Além disso, segundo eles, "não há homogeneidade na tomada de decisão nem
por parte de quem propõe medidas administrativas e judiciais e nem por parte
de quem julga".
O quadro poderia ser pior. Em 4 de março de 2008, um ano antes da primeira
denúncia por insider trading, o colegiado da CVM assinou Termo de Cooperação
Técnica (TCT) com o Ministério Público Federal. Em 2013, o convênio
foi prorrogado por 5 anos, até 2018. As quatro denúncias ocorreram após
o TCT.
CRSFN
Além da Comissão de Valores Mobiliários (CVM), os autores também detalharam
os casos de uso indevido de informação privilegiada que são revisados na
segunda instância da esfera administrativa, no Conselho de Recursos do Sistema
Financeiro Nacional (CRSFN), conhecido como "Conselhinho do BC".
De 2003 a 2015, foram analisados 26 casos no CRSFN, sendo que desses, 11
foram recursos de ofício - originando-se de casos nos quais houve absolvição
pela CVM.
Do total, em 19 casos o órgão Conselhinho manteve a decisão da CVM. Em quatro
processos, a decisão foi totalmente reformada. Em três, houve reforma parcial.
"O levantamento das decisões do CRSFN é fundamental para compreender, até
a última instância [administrativa], como tem sido a trajetória de aplicação
de penalidades para o uso de informações privilegiadas no mercado brasileiro.

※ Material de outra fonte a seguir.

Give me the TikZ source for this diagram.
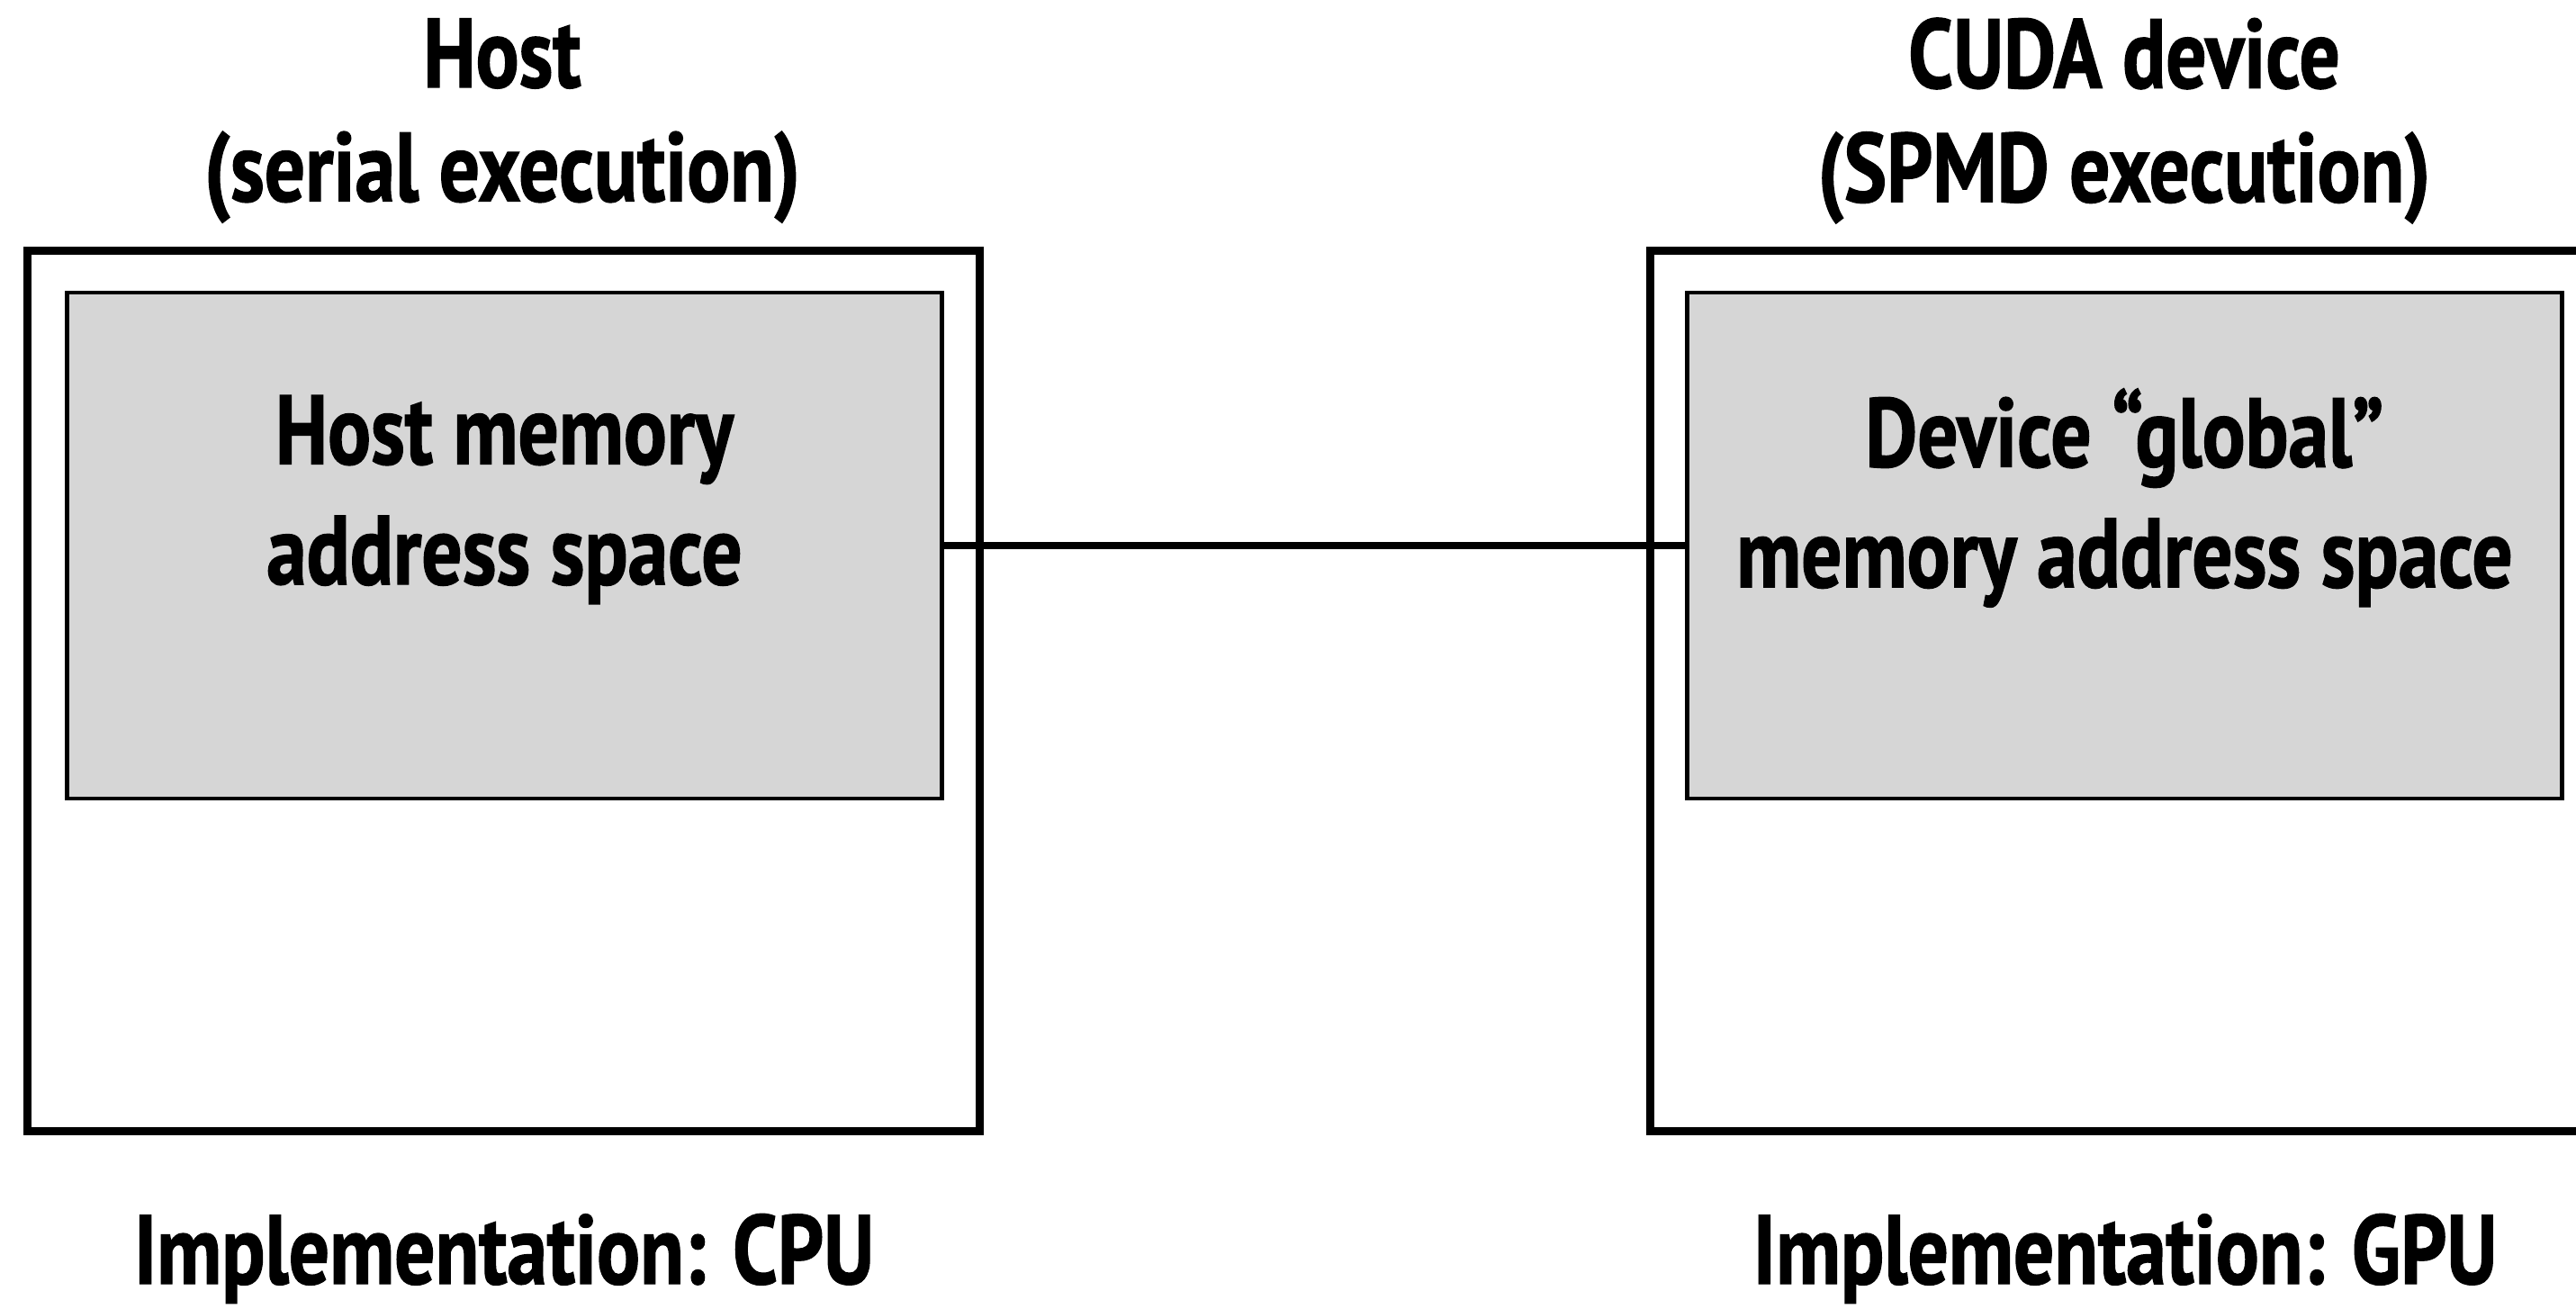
\documentclass[tikz,border=0pt]{standalone}
\usepackage{fontspec}
\setmainfont{PT Sans}[FakeStretch=0.82, BoldFeatures={FakeBold=1.2}]
\usepackage{tikz}
\usetikzlibrary{positioning}

\definecolor{memgray}{HTML}{D6D6D6}

\tikzset{
  outerbox/.style={draw=black, line width=2.6pt, minimum width=10.57cm,
    minimum height=9.77cm, inner sep=0pt},
  membox/.style={draw=black, line width=1.3pt, fill=memgray,
    minimum width=9.71cm, minimum height=5.62cm, inner sep=0pt},
  bigtext/.style={align=center, inner sep=0pt,
    font=\bfseries\fontsize{31}{36}\selectfont},
  memtext/.style={bigtext, font=\bfseries\fontsize{31}{38}\selectfont}
}

\begin{document}
\begin{tikzpicture}[x=0.01cm, y=-0.01cm]
        \useasboundingbox (0,0) rectangle (2862,1453);

        % host side
        \node[outerbox] (host) at (559.5, 767.5) {};
        \node[membox] (hostmem) at (560.5, 606) {};
        \node[memtext] (hostlbl) at (560.5, 555) {Host memory\\address space};
        \node[bigtext] (hosttitle) at (558, 134) {Host\\(serial execution)};
        \node[bigtext] (cpu) at (560, 1398) {Implementation: CPU};

        % device side
        \node[outerbox] (dev) at (2362.5, 767.5) {};
        \node[membox] (devmem) at (2360.5, 606) {};
        \node[memtext] (devlbl) at (2360.5, 553) {Device “global”\\memory address space};
        \node[bigtext] (devtitle) at (2360, 134) {CUDA device\\(SPMD execution)};
        \node[bigtext] (gpu) at (2361, 1398) {Implementation: GPU};

        % link between the two memories
        \draw[black, line width=2.3pt] (hostmem.east) -- (devmem.west);
\end{tikzpicture}
\end{document}
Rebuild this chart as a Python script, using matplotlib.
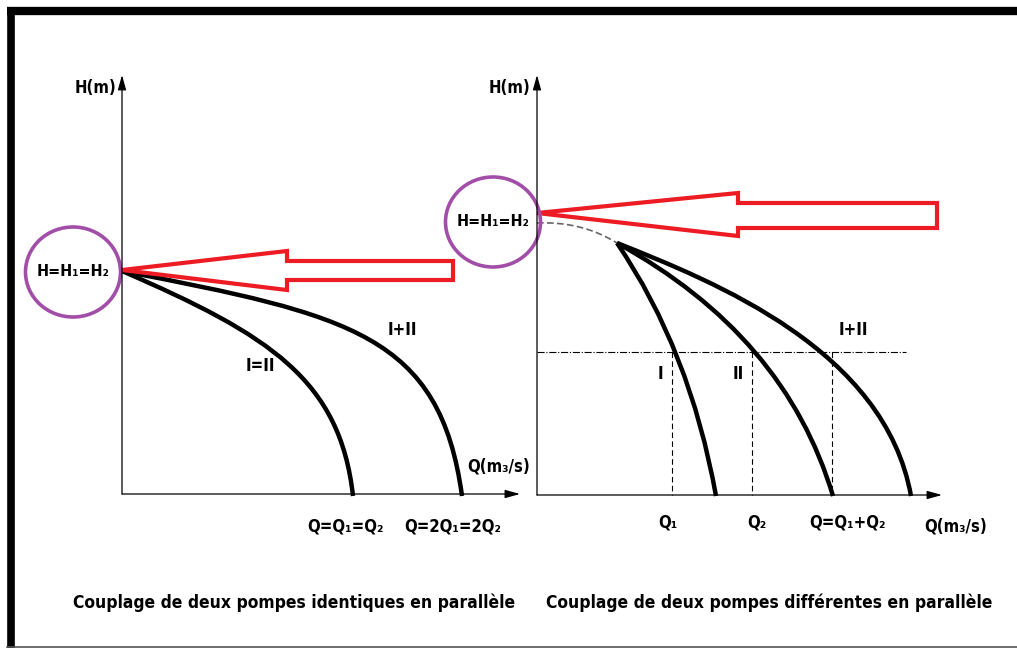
import matplotlib.pyplot as plt
from matplotlib.path import Path
from matplotlib.patches import PathPatch, Ellipse, Polygon

# picture coordinates (pixels, y downwards) read off the reference
W, H = 1017, 648

# left panel: two identical pumps
left_origin = (122, 494)
left_y_top = 75
left_x_end = 520
curve_single = [(122, 271), (270, 335), (340, 380), (353, 496)]
curve_double = [(122, 271), (350, 315), (440, 335), (462, 496)]
left_arrow = [(122, 270), (287, 251), (287, 261), (453, 261), (453, 280), (287, 280), (287, 290)]
left_circle = (73, 272)

# right panel: two different pumps
right_origin = (537, 495)
right_y_top = 75
right_x_end = 942
dashed_part = [(537, 223), (582, 221), (617, 243)]
curve_I = [(617, 243), (690, 350), (716, 496)]
curve_II = [(617, 243), (785, 335), (833, 496)]
curve_sum = [(617, 243), (715, 282), (885, 350), (911, 496)]
h_level = 352
h_line_end = 906
q_marks = [672, 752, 832]
right_arrow = [(537, 213), (738, 193), (738, 203), (937, 203), (937, 228), (738, 228), (738, 236)]
right_circle = (493, 222)

labels = [
    ("H(m)", 96, 88), ("H(m)", 510, 88),
    ("I=II", 260, 366), ("I+II", 402, 330),
    ("Q(m\u2083/s)", 499, 467),
    ("Q=Q\u2081=Q\u2082", 345, 527), ("Q=2Q\u2081=2Q\u2082", 453, 527),
    ("I", 660, 374), ("II", 738, 374), ("I+II", 853, 330),
    ("Q\u2081", 668, 522), ("Q\u2082", 757, 522), ("Q=Q\u2081+Q\u2082", 847, 522),
    ("Q(m\u2083/s)", 956, 527),
]
captions = [
    ("Couplage de deux pompes identiques en parallèle", 294, 603),
    ("Couplage de deux pompes différentes en parallèle", 769, 603),
]

FONT = dict(family='DejaVu Sans', fontstretch='condensed', fontweight='bold')
RED = '#ed1c24'
PURPLE = '#a24ea8'

fig = plt.figure(figsize=(W / 100, H / 100), dpi=100)
ax = fig.add_axes([0, 0, 1, 1])
ax.set_xlim(0, W)
ax.set_ylim(H, 0)
ax.axis('off')


def bezier(pts, **kw):
    codes = [Path.MOVETO] + ([Path.CURVE4] * 3 if len(pts) == 4 else [Path.CURVE3] * 2)
    ax.add_patch(PathPatch(Path(pts, codes), fill=False, **kw))


def axis_arrow(x0, y0, x1, y1):
    ax.annotate('', xy=(x1, y1), xytext=(x0, y0),
                arrowprops=dict(arrowstyle='-|>,head_length=0.9,head_width=0.25', color='black', lw=0.9,
                                shrinkA=0, shrinkB=0))


# frame of the picture
ax.plot([7, W], [11, 11], color='black', lw=6, solid_capstyle='butt')
ax.plot([10.5, 10.5], [7, H], color='black', lw=5.5, solid_capstyle='butt')
ax.plot([7, W], [646.5, 646.5], color='#555555', lw=1.2)

# axes of both panels
axis_arrow(left_origin[0], left_origin[1], left_origin[0], left_y_top)
axis_arrow(left_origin[0], left_origin[1], left_x_end, left_origin[1])
axis_arrow(right_origin[0], right_origin[1], right_origin[0], right_y_top)
axis_arrow(right_origin[0], right_origin[1], right_x_end, right_origin[1])

# pump curves
bezier(curve_single, color='black', lw=3.2)
bezier(curve_double, color='black', lw=3.2)
bezier(dashed_part, color='#666666', lw=1.2, linestyle=(0, (4, 2)))
bezier(curve_I, color='black', lw=3.2)
bezier(curve_II, color='black', lw=3.2)
bezier(curve_sum, color='black', lw=3.2)

# operating point guides
ax.plot([right_origin[0], h_line_end], [h_level, h_level], color='black', lw=0.8, linestyle='-.')
for q in q_marks:
    ax.plot([q, q], [h_level, right_origin[1]], color='black', lw=0.8, linestyle=(0, (5, 3)))

# hollow red arrows
for pts in (left_arrow, right_arrow):
    ax.add_patch(Polygon(pts, closed=True, fill=False, edgecolor=RED, lw=3, joinstyle='miter'))

# circled heads
for cx, cy in (left_circle, right_circle):
    ax.add_patch(Ellipse((cx, cy), 95, 90, fill=False, edgecolor=PURPLE, lw=2.6))
    ax.text(cx, cy, "H=H\u2081=H\u2082", fontsize=11.5, ha='center', va='center', **FONT)

for txt, x, y in labels:
    ax.text(x, y, txt, fontsize=12, ha='center', va='center', **FONT)
for txt, x, y in captions:
    ax.text(x, y, txt, fontsize=12.5, ha='center', va='center', **FONT)

fig.savefig('out.png', dpi=100)
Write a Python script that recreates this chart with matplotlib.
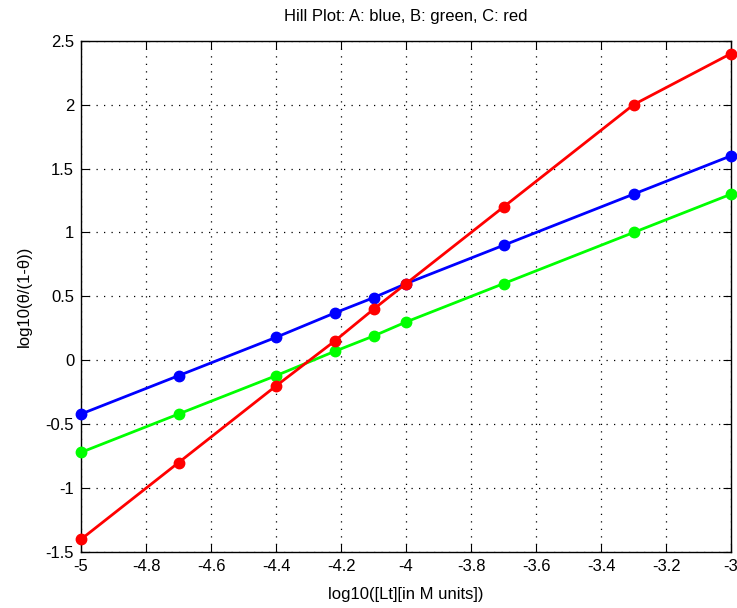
import matplotlib
matplotlib.use('Agg')
import matplotlib.pyplot as plt

# log10 of ligand concentration
logL = [-5, -4.7, -4.4, -4.22, -4.1, -4, -3.7, -3.3, -3]
hillA = [-0.42, -0.12, 0.18, 0.37, 0.49, 0.6, 0.9, 1.3, 1.6]
hillB = [-0.72, -0.42, -0.12, 0.07, 0.19, 0.3, 0.6, 1.0, 1.3]
hillC = [-1.4, -0.8, -0.2, 0.15, 0.4, 0.6, 1.2, 2.0, 2.4]

xticks = [-5, -4.8, -4.6, -4.4, -4.2, -4, -3.8, -3.6, -3.4, -3.2, -3]
yticks = [-1.5, -1, -0.5, 0, 0.5, 1, 1.5, 2, 2.5]

plt.rcParams['font.family'] = ['Liberation Sans', 'DejaVu Sans']
plt.rcParams['font.size'] = 12

fig = plt.figure(figsize=(7.37, 6.08), dpi=100)
ax = fig.add_axes([0.110, 0.092, 0.882, 0.841])

for y, c in [(hillA, '#0000ff'), (hillB, '#00ff00'), (hillC, '#ff0000')]:
    ax.plot(logL, y, '-o', color=c, lw=2, ms=7.5, clip_on=False, zorder=3)

ax.set_xlim(-5, -3)
ax.set_ylim(-1.5, 2.5)
ax.set_xticks(xticks)
ax.set_xticklabels(['%g' % v for v in xticks])
ax.set_yticks(yticks)
ax.set_yticklabels(['%g' % v for v in yticks])
ax.grid(True, color='black', linestyle=(0, (1, 5)), linewidth=0.9)
ax.tick_params(direction='in', length=6, top=True, right=True, labelsize=12, pad=5)
for s in ax.spines.values():
    s.set_linewidth(1)

ax.set_title('Hill Plot: A: blue, B: green, C: red', fontsize=12, pad=14)
ax.set_xlabel('log10([Lt][in M units])', fontsize=12, labelpad=9)
ax.set_ylabel('log10(θ/(1-θ))', fontsize=12, labelpad=10)

fig.savefig('out.png', dpi=100)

Afinal, o enforcement efetivo pode ter - e tem - um papel relevante de elidir
o cometimento de ilícitos", escrevem os autores.
A obra
Em 102 páginas, o livro analisa todo o contexto punitivo da prática de insider
trading no Brasil. É dividido em três fases.
Na primeira, os autores analisam a era 1965-1976, mercada por "pouca regulamentação
e muitas possibilidades de manipulação".
Posteriormente, o período entre 1976-2001 é detalhado. Justamente nessa
época os primeiros casos começaram a aparecer, com a criação da CVM e a
participação do Poder Judiciário para fins de ressarcimento. Por último,
os autores analisam 2001, ano da criminalização da prática, até os dias
atuais.
"O trabalho busca registrar um momento histórico, instigar novas reflexões
e apontar conexões que ajudem a determinar trajetórias e estratégias a serem
seguidas pelas instituições envolvidas com o enforcement de regras de proibição
do uso de informações privilegiadas", apontam os autores na conclusão da
obra. Além do panorama sobre a punição administrativa e judicial ao insider
trading, os autores detalham o uso de Termos de Compromisso (TC) pela CVM
para fins de settlement dos casos. Quando um TC é firmado pelo investigado
e a CVM, o processo é suspenso.
"Como em apenas 3% dos casos o dinheiro das multas aplicadas pela CVM é
pago, identificamos que os termos de compromisso são mais efetivos, pois
são pagos", disse Renato Vilela, um dos autores do livro.